The insert_rows_method var has been removed (it won't break anything to have it but it will be ignored), and the package will take into account both the chunk size and the query max size limits by default.

Would love if people here can try the new version and comment here how it goes (would be great if you can try it first without any configuration vars, and only if it doesn't work with lower limits as posted above).

Thanks, Itamar

haritamar commented 3 days ago

@Niteeshkanungo @amishas157 @cwmuller @nickozilla @belle-crisp @Pgillets @jmainwaring

nickozilla commented 2 days ago

@haritamar

Seems to have fixed things for us, thanks for investigating. Can you share the PR with the bugfix, out of curiosity?

EDIT: I can also confirm this works for us without any variables set for query_max_size or dbt_artifacts_chunk_size dbt_project.yml

nickozilla commented 1 hour ago

@haritamar

Small update: After some further tests without the query_max_size or dbt_artifacts_chunk_size variables set, I have found that this issue does still occur, we've settled with a stable config of:

  query_max_size: 1000000
  dbt_artifacts_chunk_size: 1000
haritamar commented 1 hour ago

@nickozilla - Thanks for updating! This is helpful. I think we'll lower the defaults for these values then (which are currently 1M for query size and 5000 for chunk size).

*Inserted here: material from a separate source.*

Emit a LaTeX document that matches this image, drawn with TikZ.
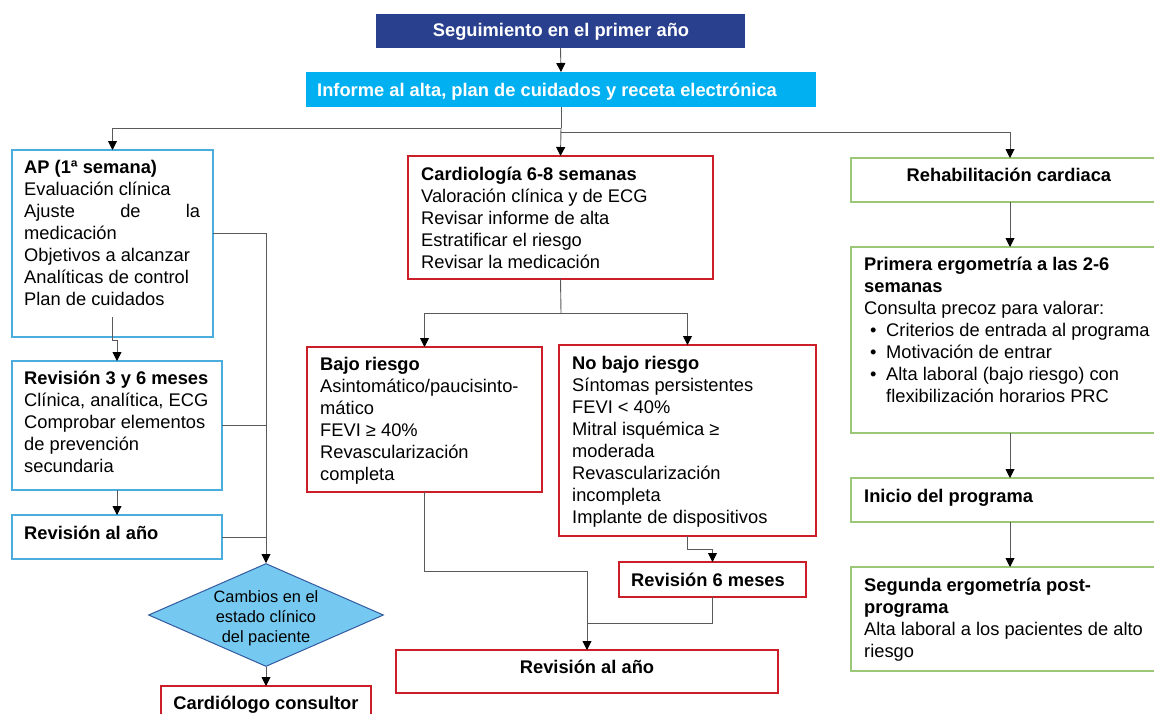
\documentclass[tikz,border=0pt]{standalone}
\usepackage{fontspec}
\setmainfont{Liberation Sans}
\usetikzlibrary{arrows.meta,shapes.geometric}
\definecolor{navyb}{RGB}{41,64,143}
\definecolor{cyanb}{RGB}{0,176,240}
\definecolor{blueb}{RGB}{75,172,222}
\definecolor{redb}{RGB}{204,30,40}
\definecolor{greenb}{RGB}{155,200,120}
\definecolor{diafill}{RGB}{117,201,240}
\definecolor{diadraw}{RGB}{50,90,160}
\definecolor{linec}{RGB}{90,90,90}
\begin{document}
\begin{tikzpicture}[x=1pt,y=-1pt,
  bx/.style 2 args={minimum width=#1, minimum height=#2, anchor=north west, inner sep=0pt, outer sep=0pt, line width=1.5pt},
  bluebox/.style={draw=blueb},
  redbox/.style={draw=redb},
  greenbox/.style={draw=greenb},
  txt/.style={inner sep=0pt, anchor=base west, font=\fontsize{18.3}{22}\selectfont},
  ctxt/.style={inner sep=0pt, anchor=base, font=\fontsize{18.3}{22}\selectfont},
  conn/.style={draw=linec, line width=0.9pt},
  arr/.style={conn, -{Triangle[width=9pt,length=9pt,color=black]}}]
\useasboundingbox (0,0) rectangle (1154,713);
\fill[white] (0,0) rectangle (1154,713);
\clip (0,0) rectangle (1154,713);

% top
\node[bx={369pt}{34pt}, fill=navyb] (title) at (376,14) {};
\node[ctxt, text=white] (titlet) at (561,36) {\textbf{Seguimiento en el primer año}};
\node[bx={510pt}{35pt}, fill=cyanb] (inf) at (306,72) {};
\node[txt, text=white] (inft) at (317,96) {\textbf{Informe al alta, plan de cuidados y receta electrónica}};

% left column
\node[bx={201pt}{187pt}, bluebox] (ap) at (12,150) {};
\node[txt] (apt) at (24,173) {\parbox[t]{190pt}{\textbf{AP (1ª semana)}\\Evaluación clínica\\\hbox to 176pt{Ajuste\hfill de\hfill la}\\medicación\\Objetivos a alcanzar\\Analíticas de control\\Plan de cuidados}};
\node[bx={210pt}{129pt}, bluebox] (rev36) at (12,361) {};
\node[txt] (rev36t) at (24,384) {\parbox[t]{200pt}{\textbf{Revisión 3 y 6 meses}\\Clínica, analítica, ECG\\Comprobar elementos\\de prevención\\secundaria}};
\node[bx={210pt}{44pt}, bluebox] (revl) at (12,515) {};
\node[txt] (revlt) at (24,539) {\textbf{Revisión al año}};

\node[diamond, draw=diadraw, fill=diafill, line width=1pt, minimum width=235pt, minimum height=103pt, inner sep=0pt, aspect=2.28] (dia) at (266,615) {};
\node[inner sep=0pt, anchor=base, font=\fontsize{16.4}{20}\selectfont] (diat) at (266,602) {\parbox[t]{140pt}{\centering Cambios en el\\estado clínico\\del paciente}};
\node[bx={210pt}{40pt}, redbox] (cons) at (161,686) {};
\node[ctxt] (const) at (266,709) {\textbf{Cardiólogo consultor}};

% middle column
\node[bx={305pt}{123pt}, redbox] (card) at (408,156) {};
\node[txt] (cardt) at (421,180) {\parbox[t]{290pt}{\textbf{Cardiología 6-8 semanas}\\Valoración clínica y de ECG\\Revisar informe de alta\\Estratificar el riesgo\\Revisar la medicación}};
\node[bx={235pt}{145pt}, redbox] (bajo) at (307,347) {};
\node[txt] (bajot) at (320,370) {\parbox[t]{220pt}{\textbf{Bajo riesgo}\\Asintomático/paucisinto-\\mático\\FEVI ≥ 40\%\\Revascularización\\completa}};
\node[bx={257pt}{191pt}, redbox] (nobajo) at (559,345) {};
\node[txt] (nobajot) at (572,369) {\parbox[t]{240pt}{\textbf{No bajo riesgo}\\Síntomas persistentes\\FEVI < 40\%\\Mitral isquémica ≥\\moderada\\Revascularización\\incompleta\\Implante de dispositivos}};
\node[bx={187pt}{35pt}, redbox] (rev6) at (619,562) {};
\node[ctxt] (rev6t) at (708,586) {\textbf{Revisión 6 meses}};
\node[bx={382pt}{43pt}, redbox] (revm) at (396,650) {};
\node[ctxt] (revmt) at (587,673) {\textbf{Revisión al año}};

% right column
\node[bx={318pt}{44pt}, greenbox] (rehab) at (851,158) {};
\node[ctxt] (rehabt) at (1009,181) {\textbf{Rehabilitación cardiaca}};
\node[bx={318pt}{186pt}, greenbox] (prim) at (851,247) {};
\node[txt] (primt) at (864,270) {\parbox[t]{300pt}{\textbf{Primera ergometría a las 2-6}\\\textbf{semanas}\\Consulta precoz para valorar:\\\hspace*{6pt}\makebox[16pt][l]{•}Criterios de entrada al programa\\\hspace*{6pt}\makebox[16pt][l]{•}Motivación de entrar\\\hspace*{6pt}\makebox[16pt][l]{•}Alta laboral (bajo riesgo) con\\\hspace*{22pt}flexibilización horarios PRC}};
\node[bx={318pt}{44pt}, greenbox] (ini) at (851,478) {};
\node[txt] (init) at (864,502) {\textbf{Inicio del programa}};
\node[bx={318pt}{104pt}, greenbox] (seg) at (851,567) {};
\node[txt] (segt) at (864,591) {\parbox[t]{300pt}{\textbf{Segunda ergometría post-}\\\textbf{programa}\\Alta laboral a los pacientes de alto\\riesgo}};

% connectors
\coordinate (spl) at (561,128);
\coordinate (spr) at (561,132);
\draw[arr] (title.south) -- (inf.north);
\draw[conn] (inf.south) -- (spl);
\draw[arr] (spl) -| (ap.north);
\draw[arr] (spl) -- (card.north);
\draw[arr] (spr) -| (rehab.north);

\draw[arr] ([yshift=20pt]ap.south) -- ++(0,23) -| (rev36.north);
\draw[arr] (rev36.south) -- (revl.north);
\coordinate (jt) at (266,233);
\draw[conn] (ap.east |- jt) -- (jt);
\draw[arr] (jt) -- (dia.north);
\draw[conn] (rev36.east) -- (rev36.east -| jt);
\draw[conn] (revl.east) -- (revl.east -| jt);
\draw[arr] (dia.south) -- (cons.north);

\coordinate (cj) at (561,313);
\draw[conn] (card.south) -- (cj);
\draw[arr] (cj) -| (bajo.north);
\draw[arr] (cj) -| (nobajo.north);
\draw[arr] (nobajo.south) -- ++(0,13) -| (rev6.north);
\draw[arr] (bajo.south) -- ++(0,79) -| (revm.north);
\draw[conn] (rev6.south) |- (revm.north |- 0,623);

\draw[arr] (rehab.south) -- (prim.north);
\draw[arr] (prim.south) -- (ini.north);
\draw[arr] (ini.south) -- (seg.north);
\end{tikzpicture}
\end{document}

Regarding the bugfix PR - here it is Basically what it does is a refactor that unifies the handling of both limits to the same insert method (and as a part of it removing the insert_rows_method configuration).

Technically it was done by adding support for the dbt_artifacts_chunk_size parameter in the code that previously split the queries by query size, and removing the other insert method (which we found out was buggy and missing some features).